When Object Lessons Become Idols

I always use objects when available to help explain a spiritual truth. I believe that if I can use a common, every day, item to help remind children, and adults, about God, then they will begin to see God in their lives all around them. The object is just that, an object, a tool to be used to draw people to God. Jesus used objects, earthly things, to teach spiritual lessons. We call those parables and I love to use parables (object lessons).

This time of year, Christmas, there are symbols and objects all around us that can be used to draw us close to Jesus. Object lessons abound from the candy cane, to candles/lights, trees, cookies, and the list goes on and on. But what happens when these objects become idols?

objectlesson_becomes_idol

I was teaching a group of 5th & 6th graders and sharing how I did not have a Christmas tree in my house. Not because of any conviction, but because of convenience. We weren’t home much and no one was coming to celebrate the holiday at our house. We were going somewhere else. They were amazed. They could not imagine Christmas without a tree! The tree and the decor become a priority for the holiday.
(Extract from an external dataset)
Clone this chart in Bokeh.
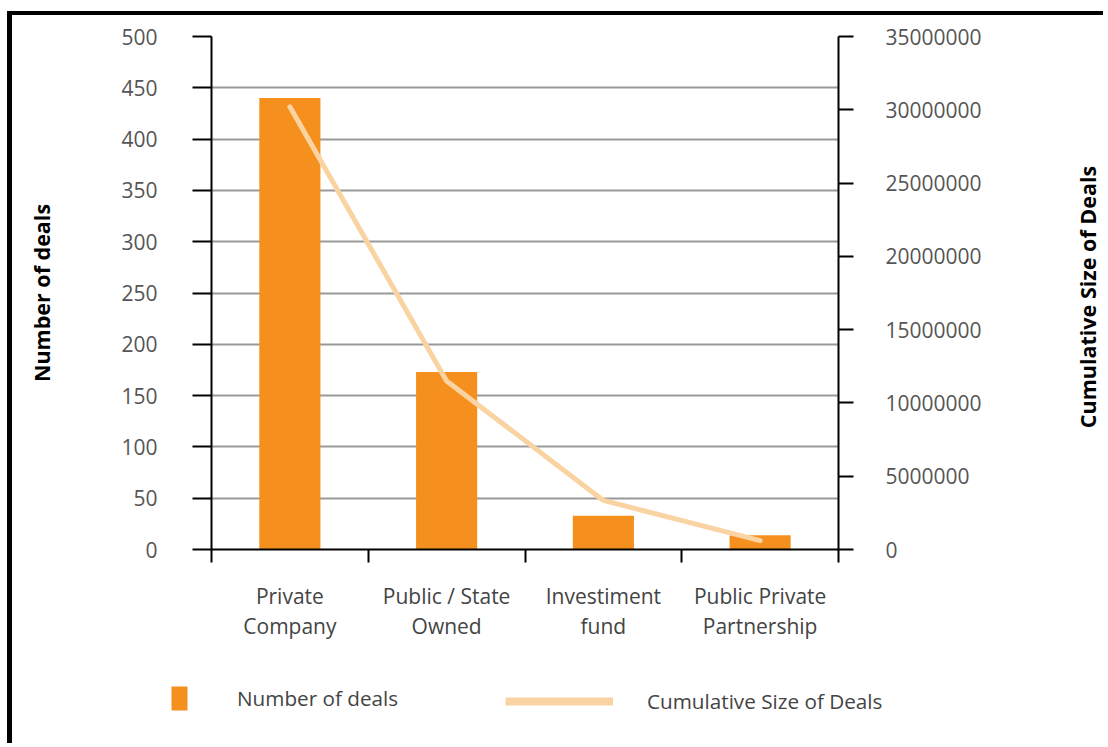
from bokeh.plotting import figure
from bokeh.models import (Range1d, LinearAxis, FixedTicker, NumeralTickFormatter,
                          Legend, LegendItem, Title)
from bokeh.embed import file_html
from bokeh.resources import INLINE

# ---- data ----
categories = ["Private\nCompany", "Public / State\nOwned", "Investiment\nfund",
              "Public Private\nPartnership"]
number_of_deals = [440, 173, 33, 14]
cumulative_size = [30200000, 11500000, 3350000, 610000]
left_ticks = [0, 50, 100, 150, 200, 250, 300, 350, 400, 450, 500]
right_ticks = [0, 5000000, 10000000, 15000000, 20000000, 25000000, 30000000, 35000000]

FONT = "Open Sans"
BAR_COLOR = "#F5901E"
LINE_COLOR = "#FAD3A2"
TICK_COLOR = "#555555"

n = len(categories)
xc = [i + 0.5 for i in range(n)]
bounds = [i for i in range(n + 1)]

p = figure(width=1096, height=645, output_backend="svg", toolbar_location=None,
           x_range=Range1d(0, n), y_range=Range1d(0, left_ticks[-1]),
           min_border_left=199, min_border_right=270, min_border_top=21,
           min_border_bottom=111)
p.styles = {"margin-left": "7px", "margin-top": "11px",
            "border-left": "5px solid black", "border-top": "4px solid black"}
p.outline_line_color = None
p.background_fill_color = "white"
p.border_fill_color = "white"

p.extra_y_ranges = {"size": Range1d(0, right_ticks[-1])}

# bottom axis
xa = p.xaxis[0]
xa.ticker = FixedTicker(ticks=xc, minor_ticks=bounds)
xa.major_label_overrides = {v: c for v, c in zip(xc, categories)}
xa.major_tick_out = 0
xa.major_tick_in = 0
xa.minor_tick_out = 13
xa.minor_tick_in = 0
xa.minor_tick_line_color = "black"
xa.minor_tick_line_width = 2
xa.axis_line_color = "black"
xa.axis_line_width = 2
xa.major_label_text_font = FONT
xa.major_label_text_font_size = "21px"
xa.major_label_text_color = "#444444"
xa.major_label_text_line_height = 1.1
xa.major_label_standoff = 19
xa.major_label_orientation = "horizontal"

# left axis
ya = p.yaxis[0]
ya.ticker = FixedTicker(ticks=left_ticks)
ya.major_tick_out = 19
ya.major_tick_in = 0
ya.minor_tick_line_color = None
ya.major_tick_line_width = 2
ya.major_tick_line_color = "black"
ya.axis_line_width = 2
ya.axis_line_color = "black"
ya.major_label_text_font = FONT
ya.major_label_text_font_size = "21px"
ya.major_label_text_color = TICK_COLOR
ya.major_label_standoff = 35
ya.axis_label = "Number of deals"
ya.axis_label_text_font = FONT
ya.axis_label_text_font_style = "bold"
ya.axis_label_text_font_size = "21.5px"
ya.axis_label_text_color = "black"
ya.axis_label_standoff = 62

# right axis (ticks and labels)
ra = LinearAxis(y_range_name="size", ticker=FixedTicker(ticks=right_ticks),
                formatter=NumeralTickFormatter(format="0"))
ra.major_tick_out = 15
ra.major_tick_in = 0
ra.minor_tick_line_color = None
ra.major_tick_line_width = 2
ra.major_tick_line_color = "black"
ra.axis_line_width = 2
ra.axis_line_color = "black"
ra.major_label_text_font = FONT
ra.major_label_text_font_size = "21px"
ra.major_label_text_color = TICK_COLOR
ra.major_label_standoff = 32
p.add_layout(ra, "right")

# grid
p.xgrid.grid_line_color = None
p.ygrid.ticker = FixedTicker(ticks=left_ticks)
p.ygrid.grid_line_color = "#999999"
p.ygrid.grid_line_width = 2

# marks
p.vbar(x=xc, top=number_of_deals, width=0.39, fill_color=BAR_COLOR, line_color=None)
p.line(x=xc, y=cumulative_size, y_range_name="size", line_color=LINE_COLOR,
       line_width=5, line_cap="round", line_join="round")

# ---- right-hand title (reads bottom-to-top), in a narrow overlay figure ----
tf = figure(width=40, height=513, output_backend="svg", toolbar_location=None,
            x_range=Range1d(0, 1), y_range=Range1d(0, 1),
            x_axis_location=None, y_axis_location=None,
            min_border_left=0, min_border_right=0, min_border_top=0,
            min_border_bottom=0)
tf.styles = {"position": "absolute", "left": "1065px", "top": "40px"}
tf.grid.visible = False
tf.outline_line_color = None
tf.background_fill_alpha = 0
tf.border_fill_alpha = 0
tf.add_layout(Title(text="Cumulative Size of Deals", align="center",
                    text_font=FONT, text_font_style="bold",
                    text_font_size="21.5px", text_color="black"), "left")

# ---- legend strip (keys drawn from the same series, kept out of view) ----
lf = figure(width=1096, height=87, output_backend="svg", toolbar_location=None,
            x_range=Range1d(-20, -19), y_range=Range1d(-20, -19),
            x_axis_location=None, y_axis_location=None,
            min_border_left=0, min_border_right=0, min_border_top=0,
            min_border_bottom=0)
lf.styles = {"margin-left": "7px", "border-left": "5px solid black"}
lf.grid.visible = False
lf.outline_line_color = None
bar_key = lf.vbar(x=xc, top=number_of_deals, width=0.39, fill_color=BAR_COLOR,
                  line_color=None)
line_key = lf.line(x=xc, y=cumulative_size, line_color=LINE_COLOR, line_width=8)

common = dict(padding=0, margin=0, border_line_color=None, background_fill_alpha=0,
              label_text_font=FONT, label_text_font_size="20.7px",
              label_text_color="#444444", glyph_height=30)
leg1 = Legend(items=[LegendItem(label="Number of deals", renderers=[bar_key])],
              location=(157, 30), glyph_width=20, label_standoff=48, **common)
leg2 = Legend(items=[LegendItem(label="Cumulative Size of Deals", renderers=[line_key])],
              location=(493, 27), glyph_width=108, label_standoff=34, **common)
lf.add_layout(leg1)
lf.add_layout(leg2)

open("out.html", "w").write(file_html([p, lf, tf], INLINE))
Children, and adults, cannot imagine a Christmas without presents. The Christmas carols, the lights, the trimmings of the holiday have become a must. There are other times during the year as well when this occurs, but Christmas is the biggest.

Are we putting the tree, the lights, and all the peripherals of the holiday before God?

My most favorite Christmas show, or book, is the original How the Grinch Stole Christmas. In it, all of the trees, the food, the presents, the lights, the decorations of the holiday are gone when they awake the morning of the holiday. What is their response? They still celebrate as if it was all still there. Why? Because the trimmings are not the reason for the celebration, there is something much greater. The have not made the object lessons an idol.

How would you feel if you did not have a tree at Christmas? If you had no presents? No big meal? Could you still rejoice in the hope that the Baby Jesus brought to the world, or would the world keep you from that hope?

When object lessons become idols, it distorts our worship.

distorted-worship

We begin to focus on the idol, the object of the lesson, and not the one that the object should be leading you to. That is when our worship of the One True God is distorted and the objects become the greater focus, the object becomes what we truly begin to worship.

How about you this season? Has the object lesson become an idol? Or are you worshiping the one whom the object points to, the One True God?